### Exercise
In the listing that follows, retype every line from the first through the one containing "ax.set_axisbelow(True)". Pictures are to be left out.

### Material provided

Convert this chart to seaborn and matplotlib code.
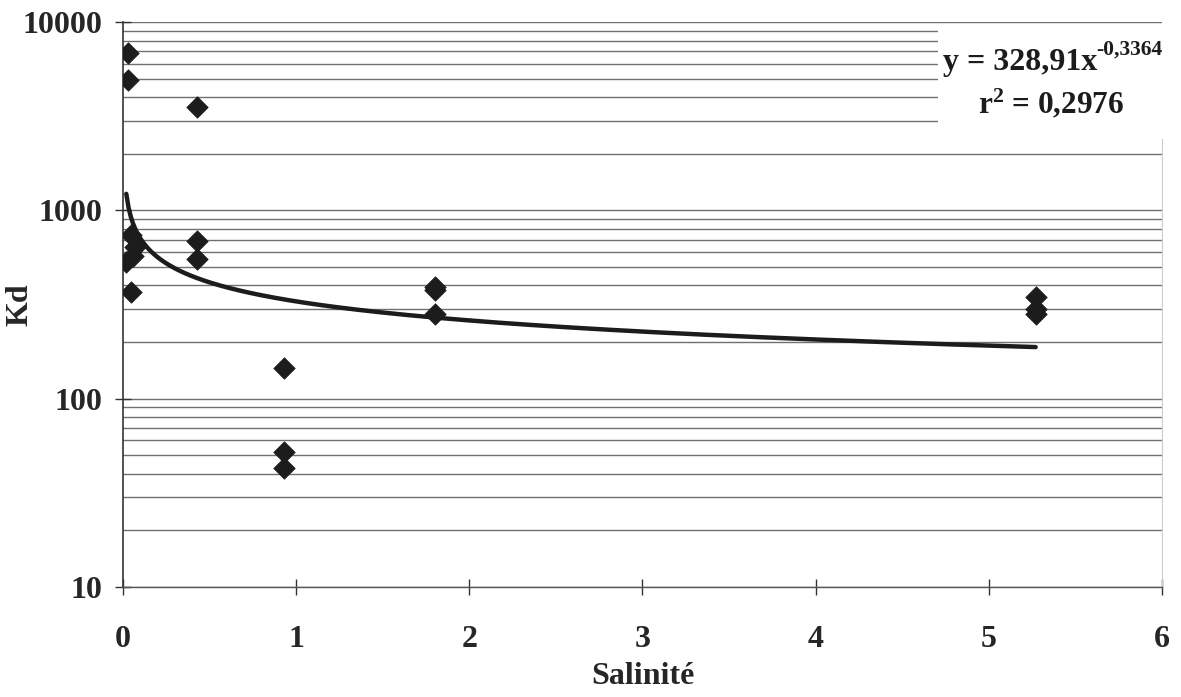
import numpy as np
import pandas as pd
import matplotlib
matplotlib.use("Agg")
import matplotlib.pyplot as plt
import seaborn as sns
from matplotlib.ticker import LogLocator, FixedLocator, NullFormatter

# Data
salinite = [0.03, 0.03, 0.43, 0.05, 0.07, 0.06, 0.02, 0.05, 0.43, 0.43,
            0.93, 0.93, 0.93, 1.80, 1.80, 1.80, 5.27, 5.27, 5.27]
kd = [6850, 4950, 3550, 740, 640, 570, 530, 370, 690, 555,
      146, 52, 43, 390, 380, 283, 345, 300, 283]

# Fitted power trend shown on chart: y = a * x^b
coef_a = 328.91
coef_b = -0.3364
trend_xmin, trend_xmax = 0.02, 5.27

y_ticks = [10, 100, 1000, 10000]
y_tick_labels = ["10", "100", "1000", "10000"]
x_ticks = [0, 1, 2, 3, 4, 5, 6]

df = pd.DataFrame({"Salinité": salinite, "Kd": kd})
xt = np.linspace(trend_xmin, trend_xmax, 400)
trend = pd.DataFrame({"Salinité": xt, "Kd": coef_a * xt ** coef_b})

sns.set_theme(style="white")
plt.rcParams['font.family'] = ['Liberation Serif', 'DejaVu Serif']
plt.rcParams['font.weight'] = 'bold'
plt.rcParams['mathtext.fontset'] = 'custom'
plt.rcParams['mathtext.rm'] = 'Liberation Serif:bold'
plt.rcParams['mathtext.bf'] = 'Liberation Serif:bold'
plt.rcParams['mathtext.it'] = 'Liberation Serif:bold'
plt.rcParams['mathtext.default'] = 'rm'

fig = plt.figure(figsize=(11.81, 6.97), dpi=100)
ax = fig.add_axes([0.104, 0.158, 0.880, 0.810])
ax.set_yscale("log")
ax.set_xlim(0, 6)
ax.set_ylim(10, 10000)

# gridlines (major + minor) on log axis
ax.yaxis.set_major_locator(FixedLocator(y_ticks))
ax.yaxis.set_minor_locator(LogLocator(base=10, subs=range(2, 10)))
ax.yaxis.set_minor_formatter(NullFormatter())
ax.grid(True, which="major", axis="y", color="#707070", lw=1.0)
ax.grid(True, which="minor", axis="y", color="#707070", lw=1.0)
ax.set_axisbelow(True)

sns.lineplot(data=trend, x="Salinité", y="Kd", ax=ax, color="#1c1c1c", lw=3.2, zorder=3)
sns.scatterplot(data=df, x="Salinité", y="Kd", ax=ax, marker="D", s=120,
                color="#1c1c1c", edgecolor="#1c1c1c", linewidth=0.5, zorder=4)

ax.set_yticks(y_ticks)
ax.set_yticklabels(y_tick_labels)
ax.set_xticks(x_ticks)
ax.tick_params(axis="both", which="major", labelsize=23, length=11, width=1,
               color="#333333", direction="inout", bottom=True, left=True)
ax.tick_params(axis="y", which="minor", length=0)
ax.tick_params(axis="x", pad=22)
ax.tick_params(axis="y", pad=9)
for lbl in ax.get_xticklabels() + ax.get_yticklabels():
    lbl.set_fontweight("bold")

ax.set_xlabel("Salinité", fontsize=23, fontweight="bold")
ax.set_ylabel("Kd", fontsize=23, fontweight="bold")
ax.xaxis.set_label_coords(0.5, -0.133)
ax.yaxis.set_label_coords(-0.085, 0.5)

ax.spines["top"].set_visible(False)
ax.spines["right"].set_color("#cccccc")
ax.spines["right"].set_linewidth(0.8)
ax.spines["right"].set_bounds(10, 2400)
ax.spines["left"].set_color("#333333")
ax.spines["bottom"].set_color("#555555")
ax.spines["left"].set_linewidth(1.2)
ax.spines["bottom"].set_linewidth(1.0)

# white box that hides the gridlines behind the equation
ax.axvspan(4.705, 6.0, ymin=0.80, ymax=0.995, facecolor="white",
           edgecolor="none", zorder=1.5)
fig.text(1097 / 1181, 1 - 70 / 697, "y = 328,91x",
         ha="right", va="baseline", fontsize=23, fontweight="bold",
         color="#1c1c1c", zorder=5)
fig.text(1096 / 1181, 1 - 55 / 697, "-0,3364",
         ha="left", va="baseline", fontsize=15.5, fontweight="bold",
         color="#1c1c1c", zorder=5)
fig.text(1051 / 1181, 1 - 113 / 697, "r$^{2}$ = 0,2976",
         ha="center", va="baseline", fontsize=22.5, fontweight="bold",
         color="#1c1c1c", zorder=5)

fig.savefig("out.png", dpi=100)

### Task output
Convert this chart to seaborn and matplotlib code.
import numpy as np
import pandas as pd
import matplotlib
matplotlib.use("Agg")
import matplotlib.pyplot as plt
import seaborn as sns
from matplotlib.ticker import LogLocator, FixedLocator, NullFormatter

# Data
salinite = [0.03, 0.03, 0.43, 0.05, 0.07, 0.06, 0.02, 0.05, 0.43, 0.43,
            0.93, 0.93, 0.93, 1.80, 1.80, 1.80, 5.27, 5.27, 5.27]
kd = [6850, 4950, 3550, 740, 640, 570, 530, 370, 690, 555,
      146, 52, 43, 390, 380, 283, 345, 300, 283]

# Fitted power trend shown on chart: y = a * x^b
coef_a = 328.91
coef_b = -0.3364
trend_xmin, trend_xmax = 0.02, 5.27

y_ticks = [10, 100, 1000, 10000]
y_tick_labels = ["10", "100", "1000", "10000"]
x_ticks = [0, 1, 2, 3, 4, 5, 6]

df = pd.DataFrame({"Salinité": salinite, "Kd": kd})
xt = np.linspace(trend_xmin, trend_xmax, 400)
trend = pd.DataFrame({"Salinité": xt, "Kd": coef_a * xt ** coef_b})

sns.set_theme(style="white")
plt.rcParams['font.family'] = ['Liberation Serif', 'DejaVu Serif']
plt.rcParams['font.weight'] = 'bold'
plt.rcParams['mathtext.fontset'] = 'custom'
plt.rcParams['mathtext.rm'] = 'Liberation Serif:bold'
plt.rcParams['mathtext.bf'] = 'Liberation Serif:bold'
plt.rcParams['mathtext.it'] = 'Liberation Serif:bold'
plt.rcParams['mathtext.default'] = 'rm'

fig = plt.figure(figsize=(11.81, 6.97), dpi=100)
ax = fig.add_axes([0.104, 0.158, 0.880, 0.810])
ax.set_yscale("log")
ax.set_xlim(0, 6)
ax.set_ylim(10, 10000)

# gridlines (major + minor) on log axis
ax.yaxis.set_major_locator(FixedLocator(y_ticks))
ax.yaxis.set_minor_locator(LogLocator(base=10, subs=range(2, 10)))
ax.yaxis.set_minor_formatter(NullFormatter())
ax.grid(True, which="major", axis="y", color="#707070", lw=1.0)
ax.grid(True, which="minor", axis="y", color="#707070", lw=1.0)
ax.set_axisbelow(True)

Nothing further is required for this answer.